▶ _Problem details_
Starting at the line that contains "Clone this chart in Plotly." and stopping at the line that contains "fig = go.Figure()", copy every line exactly, both ends included, without the pictures.

▶ _Records with drawing code_
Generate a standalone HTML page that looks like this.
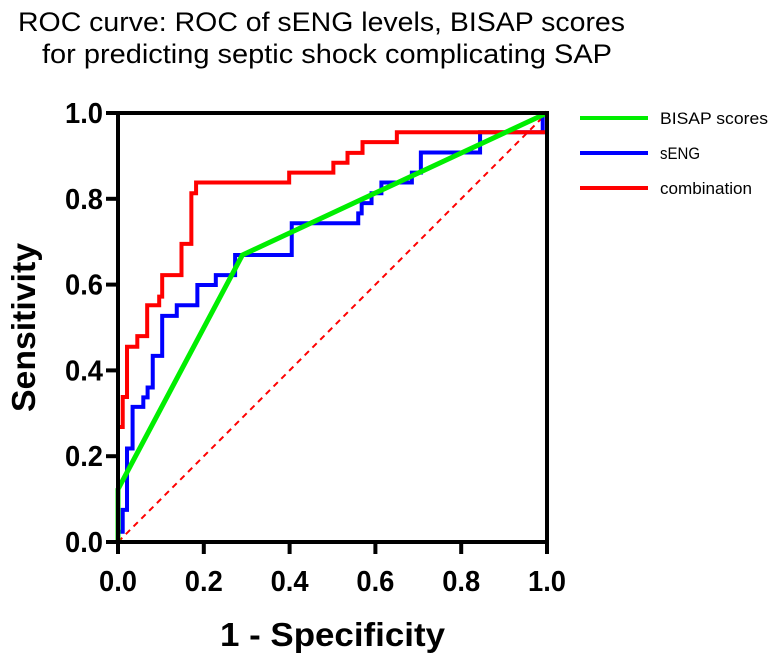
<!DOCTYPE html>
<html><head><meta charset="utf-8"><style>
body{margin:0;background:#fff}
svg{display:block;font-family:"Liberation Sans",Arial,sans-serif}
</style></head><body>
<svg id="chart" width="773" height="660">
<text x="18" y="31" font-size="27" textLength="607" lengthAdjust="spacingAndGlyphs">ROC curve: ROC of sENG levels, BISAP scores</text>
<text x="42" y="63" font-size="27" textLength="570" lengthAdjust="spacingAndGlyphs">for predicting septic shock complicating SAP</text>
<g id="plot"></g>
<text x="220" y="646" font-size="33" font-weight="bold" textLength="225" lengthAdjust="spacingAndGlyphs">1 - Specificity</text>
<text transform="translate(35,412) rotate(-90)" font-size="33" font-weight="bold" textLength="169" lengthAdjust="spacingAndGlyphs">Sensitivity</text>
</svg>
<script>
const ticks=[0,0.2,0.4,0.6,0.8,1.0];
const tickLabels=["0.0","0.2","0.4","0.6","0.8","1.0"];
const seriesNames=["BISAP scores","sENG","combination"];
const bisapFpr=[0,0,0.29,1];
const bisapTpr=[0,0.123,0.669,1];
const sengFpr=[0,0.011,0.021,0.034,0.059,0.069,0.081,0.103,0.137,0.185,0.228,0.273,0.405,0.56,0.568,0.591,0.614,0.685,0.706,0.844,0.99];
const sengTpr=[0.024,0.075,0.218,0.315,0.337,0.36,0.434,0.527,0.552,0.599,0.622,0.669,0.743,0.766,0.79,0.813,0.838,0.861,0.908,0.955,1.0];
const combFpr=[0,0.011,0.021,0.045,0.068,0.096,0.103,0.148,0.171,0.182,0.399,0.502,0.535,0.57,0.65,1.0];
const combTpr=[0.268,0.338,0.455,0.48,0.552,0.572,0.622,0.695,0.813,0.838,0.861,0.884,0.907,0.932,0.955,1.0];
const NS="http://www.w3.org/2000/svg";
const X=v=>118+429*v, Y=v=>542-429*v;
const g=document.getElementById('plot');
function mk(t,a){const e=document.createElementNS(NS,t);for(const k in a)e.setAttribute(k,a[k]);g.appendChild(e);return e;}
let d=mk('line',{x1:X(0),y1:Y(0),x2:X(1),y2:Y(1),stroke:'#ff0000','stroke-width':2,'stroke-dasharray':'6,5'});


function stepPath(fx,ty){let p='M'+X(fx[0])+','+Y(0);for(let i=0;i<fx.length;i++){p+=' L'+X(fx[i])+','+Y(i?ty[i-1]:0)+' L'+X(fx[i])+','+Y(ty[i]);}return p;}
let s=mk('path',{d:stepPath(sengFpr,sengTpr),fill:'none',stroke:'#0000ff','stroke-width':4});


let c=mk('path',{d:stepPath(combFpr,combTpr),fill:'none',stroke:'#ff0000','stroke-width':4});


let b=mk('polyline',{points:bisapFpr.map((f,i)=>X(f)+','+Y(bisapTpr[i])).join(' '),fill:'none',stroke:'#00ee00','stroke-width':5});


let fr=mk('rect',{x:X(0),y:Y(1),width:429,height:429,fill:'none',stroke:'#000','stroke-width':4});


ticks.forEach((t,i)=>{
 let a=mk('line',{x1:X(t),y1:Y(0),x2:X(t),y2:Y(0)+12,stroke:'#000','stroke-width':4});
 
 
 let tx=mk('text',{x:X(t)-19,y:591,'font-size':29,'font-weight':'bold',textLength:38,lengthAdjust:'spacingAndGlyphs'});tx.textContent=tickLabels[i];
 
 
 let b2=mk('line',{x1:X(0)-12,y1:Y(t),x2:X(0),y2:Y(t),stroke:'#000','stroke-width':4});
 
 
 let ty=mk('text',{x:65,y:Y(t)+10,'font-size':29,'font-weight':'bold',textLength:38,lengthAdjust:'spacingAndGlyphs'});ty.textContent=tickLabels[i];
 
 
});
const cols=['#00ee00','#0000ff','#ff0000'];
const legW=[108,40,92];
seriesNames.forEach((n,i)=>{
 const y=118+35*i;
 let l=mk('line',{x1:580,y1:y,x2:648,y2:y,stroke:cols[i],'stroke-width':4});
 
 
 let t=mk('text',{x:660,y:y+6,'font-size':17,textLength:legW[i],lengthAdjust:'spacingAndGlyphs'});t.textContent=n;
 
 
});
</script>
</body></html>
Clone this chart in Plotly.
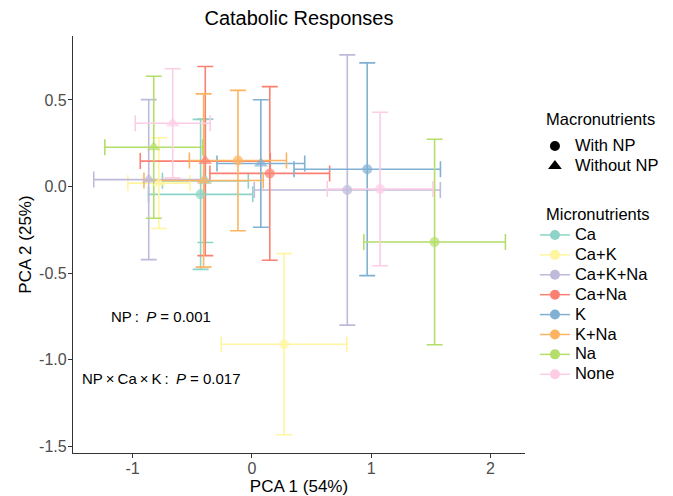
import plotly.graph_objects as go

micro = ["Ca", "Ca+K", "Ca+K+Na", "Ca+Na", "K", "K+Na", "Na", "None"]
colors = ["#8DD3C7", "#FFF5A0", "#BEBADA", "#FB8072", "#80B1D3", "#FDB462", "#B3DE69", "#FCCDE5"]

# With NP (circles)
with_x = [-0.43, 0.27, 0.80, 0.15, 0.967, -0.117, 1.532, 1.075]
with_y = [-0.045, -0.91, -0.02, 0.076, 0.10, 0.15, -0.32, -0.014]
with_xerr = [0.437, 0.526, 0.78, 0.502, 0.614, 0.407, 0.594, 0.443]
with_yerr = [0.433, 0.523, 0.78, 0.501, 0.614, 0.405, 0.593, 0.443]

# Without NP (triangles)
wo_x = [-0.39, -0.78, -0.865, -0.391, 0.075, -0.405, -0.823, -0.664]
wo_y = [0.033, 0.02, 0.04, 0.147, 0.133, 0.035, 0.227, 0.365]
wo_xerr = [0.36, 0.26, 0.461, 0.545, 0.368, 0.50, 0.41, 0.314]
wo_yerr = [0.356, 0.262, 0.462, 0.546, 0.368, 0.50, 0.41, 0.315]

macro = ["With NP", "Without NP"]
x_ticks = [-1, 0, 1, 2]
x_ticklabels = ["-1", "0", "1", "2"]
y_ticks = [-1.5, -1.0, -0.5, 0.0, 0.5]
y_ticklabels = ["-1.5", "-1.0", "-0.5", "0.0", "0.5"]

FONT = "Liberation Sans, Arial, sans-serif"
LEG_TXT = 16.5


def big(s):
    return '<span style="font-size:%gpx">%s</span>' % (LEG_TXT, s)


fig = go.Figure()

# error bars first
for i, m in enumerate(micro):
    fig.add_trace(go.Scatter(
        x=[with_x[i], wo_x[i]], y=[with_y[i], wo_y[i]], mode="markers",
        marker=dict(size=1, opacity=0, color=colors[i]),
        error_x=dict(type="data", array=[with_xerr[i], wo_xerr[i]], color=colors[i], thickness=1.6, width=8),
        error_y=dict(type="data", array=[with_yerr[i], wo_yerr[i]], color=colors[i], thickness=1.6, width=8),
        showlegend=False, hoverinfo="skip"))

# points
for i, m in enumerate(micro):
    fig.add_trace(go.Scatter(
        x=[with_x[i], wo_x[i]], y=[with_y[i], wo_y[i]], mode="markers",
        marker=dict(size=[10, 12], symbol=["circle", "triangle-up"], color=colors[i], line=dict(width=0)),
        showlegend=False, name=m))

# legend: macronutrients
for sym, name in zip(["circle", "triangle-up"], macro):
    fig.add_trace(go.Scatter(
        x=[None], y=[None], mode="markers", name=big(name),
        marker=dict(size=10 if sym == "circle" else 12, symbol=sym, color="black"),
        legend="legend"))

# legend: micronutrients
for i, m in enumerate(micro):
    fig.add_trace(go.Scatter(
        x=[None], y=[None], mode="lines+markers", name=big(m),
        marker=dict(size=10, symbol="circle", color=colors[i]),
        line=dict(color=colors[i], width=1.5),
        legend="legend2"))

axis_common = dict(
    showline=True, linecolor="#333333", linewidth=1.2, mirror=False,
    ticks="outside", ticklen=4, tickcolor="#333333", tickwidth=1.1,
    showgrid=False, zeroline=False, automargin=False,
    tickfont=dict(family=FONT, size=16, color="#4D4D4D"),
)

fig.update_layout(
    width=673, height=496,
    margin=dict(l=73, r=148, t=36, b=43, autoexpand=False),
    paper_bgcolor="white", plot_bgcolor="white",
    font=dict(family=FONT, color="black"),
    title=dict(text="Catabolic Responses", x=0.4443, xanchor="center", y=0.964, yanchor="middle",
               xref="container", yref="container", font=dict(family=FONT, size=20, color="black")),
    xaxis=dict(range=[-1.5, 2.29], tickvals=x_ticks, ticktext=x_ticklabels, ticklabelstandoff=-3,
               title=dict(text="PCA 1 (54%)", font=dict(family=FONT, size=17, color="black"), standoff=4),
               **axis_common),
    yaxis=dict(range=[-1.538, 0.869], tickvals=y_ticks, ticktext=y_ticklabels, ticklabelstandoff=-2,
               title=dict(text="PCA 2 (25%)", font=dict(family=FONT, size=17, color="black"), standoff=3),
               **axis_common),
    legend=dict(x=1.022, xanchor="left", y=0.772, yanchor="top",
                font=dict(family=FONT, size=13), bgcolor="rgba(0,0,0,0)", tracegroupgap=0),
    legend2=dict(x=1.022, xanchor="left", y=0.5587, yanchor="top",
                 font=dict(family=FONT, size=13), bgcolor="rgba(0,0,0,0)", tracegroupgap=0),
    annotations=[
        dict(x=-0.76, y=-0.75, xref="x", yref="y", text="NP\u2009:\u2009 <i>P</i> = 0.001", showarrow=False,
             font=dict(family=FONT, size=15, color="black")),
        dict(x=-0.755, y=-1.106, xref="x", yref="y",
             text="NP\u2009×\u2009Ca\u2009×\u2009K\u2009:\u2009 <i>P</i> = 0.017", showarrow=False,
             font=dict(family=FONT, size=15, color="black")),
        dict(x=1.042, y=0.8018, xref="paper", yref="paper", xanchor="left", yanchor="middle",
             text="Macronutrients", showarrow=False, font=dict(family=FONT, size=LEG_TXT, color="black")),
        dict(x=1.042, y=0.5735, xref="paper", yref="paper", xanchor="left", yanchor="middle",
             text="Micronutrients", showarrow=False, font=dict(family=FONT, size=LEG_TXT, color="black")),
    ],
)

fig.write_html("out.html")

▶ _Written answer_
Clone this chart in Plotly.
import plotly.graph_objects as go

micro = ["Ca", "Ca+K", "Ca+K+Na", "Ca+Na", "K", "K+Na", "Na", "None"]
colors = ["#8DD3C7", "#FFF5A0", "#BEBADA", "#FB8072", "#80B1D3", "#FDB462", "#B3DE69", "#FCCDE5"]

# With NP (circles)
with_x = [-0.43, 0.27, 0.80, 0.15, 0.967, -0.117, 1.532, 1.075]
with_y = [-0.045, -0.91, -0.02, 0.076, 0.10, 0.15, -0.32, -0.014]
with_xerr = [0.437, 0.526, 0.78, 0.502, 0.614, 0.407, 0.594, 0.443]
with_yerr = [0.433, 0.523, 0.78, 0.501, 0.614, 0.405, 0.593, 0.443]

# Without NP (triangles)
wo_x = [-0.39, -0.78, -0.865, -0.391, 0.075, -0.405, -0.823, -0.664]
wo_y = [0.033, 0.02, 0.04, 0.147, 0.133, 0.035, 0.227, 0.365]
wo_xerr = [0.36, 0.26, 0.461, 0.545, 0.368, 0.50, 0.41, 0.314]
wo_yerr = [0.356, 0.262, 0.462, 0.546, 0.368, 0.50, 0.41, 0.315]

macro = ["With NP", "Without NP"]
x_ticks = [-1, 0, 1, 2]
x_ticklabels = ["-1", "0", "1", "2"]
y_ticks = [-1.5, -1.0, -0.5, 0.0, 0.5]
y_ticklabels = ["-1.5", "-1.0", "-0.5", "0.0", "0.5"]

FONT = "Liberation Sans, Arial, sans-serif"
LEG_TXT = 16.5


def big(s):
    return '<span style="font-size:%gpx">%s</span>' % (LEG_TXT, s)


fig = go.Figure()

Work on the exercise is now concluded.